One of the surprising gaps in a club of United’s scale that David Moyes noted when he took over as manager was the lack of science applied to the transfer system. While Barcelona employ some 18 people in their transfer research department, identifying suitable talent across the globe, United relied on Martin Ferguson, the manager’s brother, to deliver scouting reports from around Europe.

Certainly there was nothing in place to assist Moyes, whose own forays into the market were characterised by the panicky last-minute purchase this time last year of Marouane Fellaini. Though in truth it did not require a fully functioning research department to inform Moyes that Fellaini was not a Manchester United player.

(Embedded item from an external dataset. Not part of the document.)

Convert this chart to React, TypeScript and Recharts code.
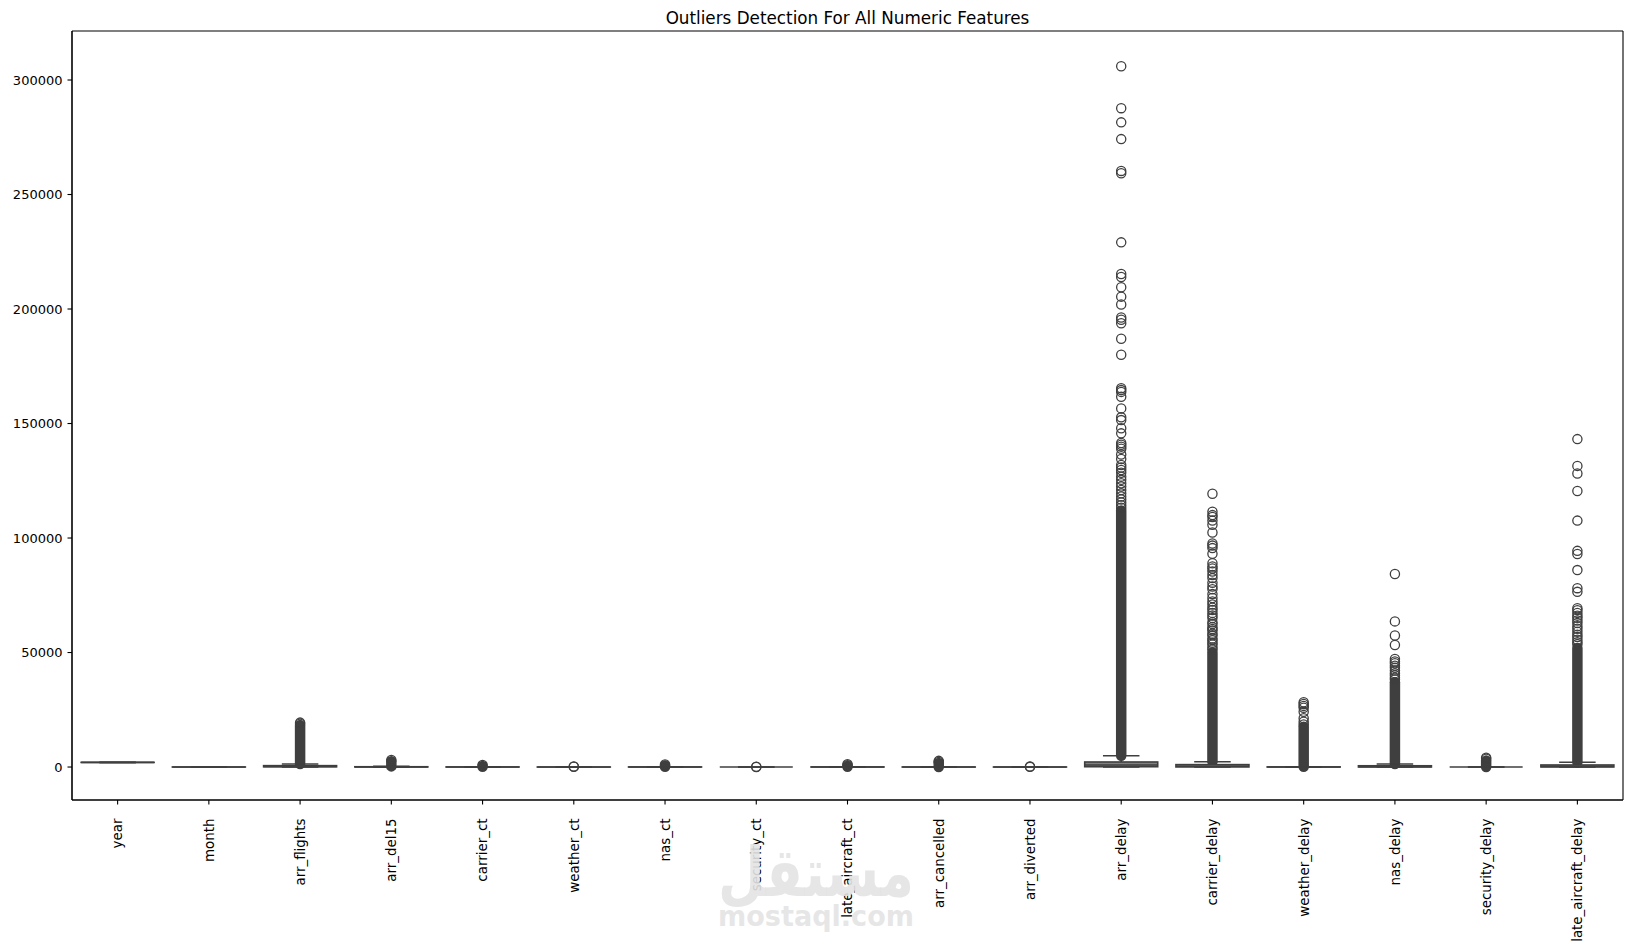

A fully functioning pair of eyes should have been sufficient.

So it is that United are now in a position where only swift, shrewd and decisive work in the transfer market can make them properly competitive in the division.

While Madrid have added Toni Kroos and James Rodriguez to a Champions League-winning squad this summer, United, led by their so far hapless chief executive Ed Woodward, have little room left to deliver such match-winning recruitment. And the fact that they have spent £46m on two players in the same position this close season suggests that they have yet to arrive at a coherent direction.

The truth is, for now the chant sung with such relish by Manchester City fans remains as pointed a take on United’s poor judgement in the market as any: “You’ve got Phil Jones, we’ve got Kun Aguero.” It is hard to argue with that.